The Company has substantial deferred tax assets related to both U.S. federal and state net operating losses (NOLs) and U.S. foreign tax credits (FTCs) for income tax purposes, which the Company expects generally are available, with some exceptions, to offset future taxable income. However, the Company’s ability to utilize or realize the current carrying value of the NOLs and FTCs may be impacted by certain events, such as changes in tax legislation or the interpretation thereof, or insufficient future taxable income prior to expiration of the NOLs and FTCs, or annual limits imposed under sections 382 and 383 of the Internal Revenue Code, or by state law, as a result of a change in control. A change in control is generally defined as a cumulative change of more than 50% in the ownership positions of certain stockholders during a rolling three-year period. Changes in the ownership positions of certain stockholders could occur as the result of stock transactions by such stockholders and/or by the issuance of stock by the Company. Such limitations may cause the Company to pay income taxes earlier and in greater amounts than would be the case if the NOLs and FTCs were not subject to such limitations. Additionally, uncertainty exists with respect to future regulatory guidance and interpretations of the Tax Act, as well as assumptions that the Company makes related to the Tax Act, which could have an impact on the use of the Company's NOLs and FTCs.

Should the Company determine that it is likely that its recorded NOL and FTC benefits are not realizable, the Company would be required to reduce the NOL and FTC tax benefit reflected on its financial statements to the net realizable amount either by a direct adjustment to the NOL and FTC tax benefit or by establishing a valuation allowance and recording a corresponding charge to current earnings. The corresponding charge to current earnings would have an adverse effect on the Company’s financial condition and results of operations in the period in which it is recorded. Conversely, if the Company is required to increase its NOL and FTC tax benefit either by a direct adjustment or reversing any portion of the accounting valuation allowance against its deferred tax assets related to its NOLs and FTCs, such credit to current earnings could have a positive effect on the Company’s business, financial condition and results of operations in the period in which it is recorded.

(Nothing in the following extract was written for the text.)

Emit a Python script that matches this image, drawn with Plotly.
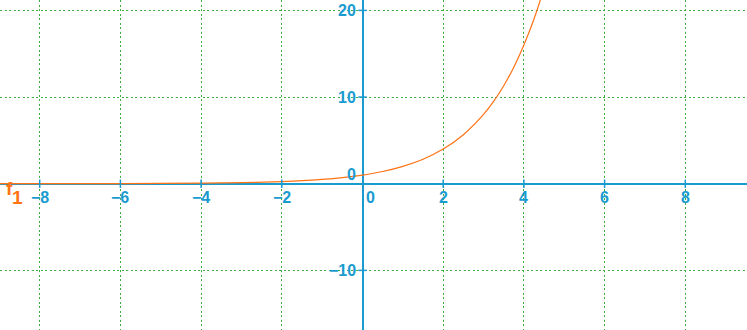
import plotly.graph_objects as go

# curve points (f1)
curve_x = [-9, -8, -7, -6, -5, -4, -3, -2, -1.5, -1, -0.5, 0, 0.5, 1, 1.5, 2, 2.5, 3, 3.25, 3.5, 3.75, 4, 4.25, 4.5, 4.75]
curve_y = [0.002, 0.004, 0.008, 0.016, 0.03, 0.06, 0.12, 0.25, 0.35, 0.5, 0.71, 1.0, 1.41, 2.0, 2.83, 4.0, 5.66, 8.0, 9.5, 11.3, 13.45, 16.0, 19.0, 22.6, 26.9]

x_ticks = [-8, -6, -4, -2, 0, 2, 4, 6, 8]
x_tick_labels = ["\u22128", "\u22126", "\u22124", "\u22122", "0", "2", "4", "6", "8"]
y_ticks = [-10, 0, 10, 20]
y_tick_labels = ["\u221210", "0", "10", "20"]
curve_name = "f"
curve_index = "1"

AXIS = "#1a9bd0"
GRID = "#3dae3d"
CURVE = "#ff7315"
FONT = "Liberation Sans"

fig = go.Figure()
fig.add_trace(go.Scatter(x=curve_x, y=curve_y, mode="lines", line=dict(color=CURVE, width=1.2, shape="spline"),
                         hoverinfo="skip", showlegend=False))
# tick marks
fig.add_trace(go.Scatter(x=[t for t in x_ticks if t != 0], y=[0]*8, mode="markers",
                         marker=dict(symbol="line-ns", size=6, line=dict(color=AXIS, width=1.5)),
                         showlegend=False, hoverinfo="skip"))
fig.add_trace(go.Scatter(x=[0]*3, y=[t for t in y_ticks if t != 0], mode="markers",
                         marker=dict(symbol="line-ew", size=6, line=dict(color=AXIS, width=1.5)),
                         showlegend=False, hoverinfo="skip"))

ann = []
for t, lab in zip(x_ticks, x_tick_labels):
    ann.append(dict(x=t, y=0, xref="x", yref="y", text="<b>" + lab + "</b>", showarrow=False,
                    xanchor="center", yanchor="top", yshift=-3, xshift=(8 if t == 0 else 0),
                    font=dict(family=FONT, size=16, color=AXIS)))
for t, lab in zip(y_ticks, y_tick_labels):
    ann.append(dict(x=0, y=t, xref="x", yref="y", text="<b>" + lab + "</b>", showarrow=False,
                    xanchor="right", yanchor=("bottom" if t == 0 else "middle"), xshift=-5,
                    yshift=(-1 if t == 0 else 0),
                    font=dict(family=FONT, size=16, color=AXIS)))
ann.append(dict(x=3.5 / 747, y=0, xref="paper", yref="y", text="<b>" + curve_name + "</b>", showarrow=False,
                xanchor="left", yanchor="middle", yshift=-4.5,
                font=dict(family=FONT, size=19, color=CURVE)))
ann.append(dict(x=9.5 / 747, y=0, xref="paper", yref="y", text="<b>" + curve_index + "</b>", showarrow=False,
                xanchor="left", yanchor="middle", yshift=-14,
                font=dict(family=FONT, size=19, color=CURVE)))

fig.update_layout(
    width=747, height=330, margin=dict(l=0, r=0, t=0, b=0),
    paper_bgcolor="white", plot_bgcolor="white",
    annotations=ann,
    xaxis=dict(range=[-8.984, 9.529], tickvals=[-8, -6, -4, -2, 0, 2, 4, 6, 8], showticklabels=False,
               showgrid=True, gridcolor=GRID, griddash="2px,2.5px", gridwidth=1,
               zeroline=True, zerolinecolor=AXIS, zerolinewidth=2, showline=False, fixedrange=True),
    yaxis=dict(range=[-16.88, 21.2], tickvals=[-10, 0, 10, 20], showticklabels=False,
               showgrid=True, gridcolor=GRID, griddash="2px,2.5px", gridwidth=1,
               zeroline=True, zerolinecolor=AXIS, zerolinewidth=2, showline=False, fixedrange=True),
)
fig.write_html("out.html")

Our efforts in acquiring and integrating other businesses, establishing joint ventures, expanding our production capacity or divesting assets are subject to a number of risks.

Some of the ways we have historically grown or restructured our business have been through acquisitions, joint ventures, the expansion of our production capacity and divestitures. Our ability to grow or restructure our business depends upon our ability to identify, negotiate and finance suitable arrangements. If we cannot successfully execute on such arrangements or receive any required regulatory approvals on a timely basis, we may be unable to generate desired returns, and our expectations of future results of operations, including cost savings and synergies, may not be achieved. Acquisitions, joint ventures, production capacity expansions and divestitures involve substantial risks, including:

unforeseen difficulties in operations, technologies, products, services, accounting and personnel;

increased cybersecurity risks;

diversion of financial and management resources from existing operations;

unforeseen difficulties related to entering geographic regions, markets or product lines where we do not have prior experience;

risks relating to obtaining sufficient financing;

difficulty in integrating the acquired business’ standards, processes, procedures and controls with our existing operations;

potential loss of key employees;

unanticipated competitive responses;

potential loss of customers; and

undisclosed or undiscovered liabilities or claims, or retention of unpredictable future liabilities.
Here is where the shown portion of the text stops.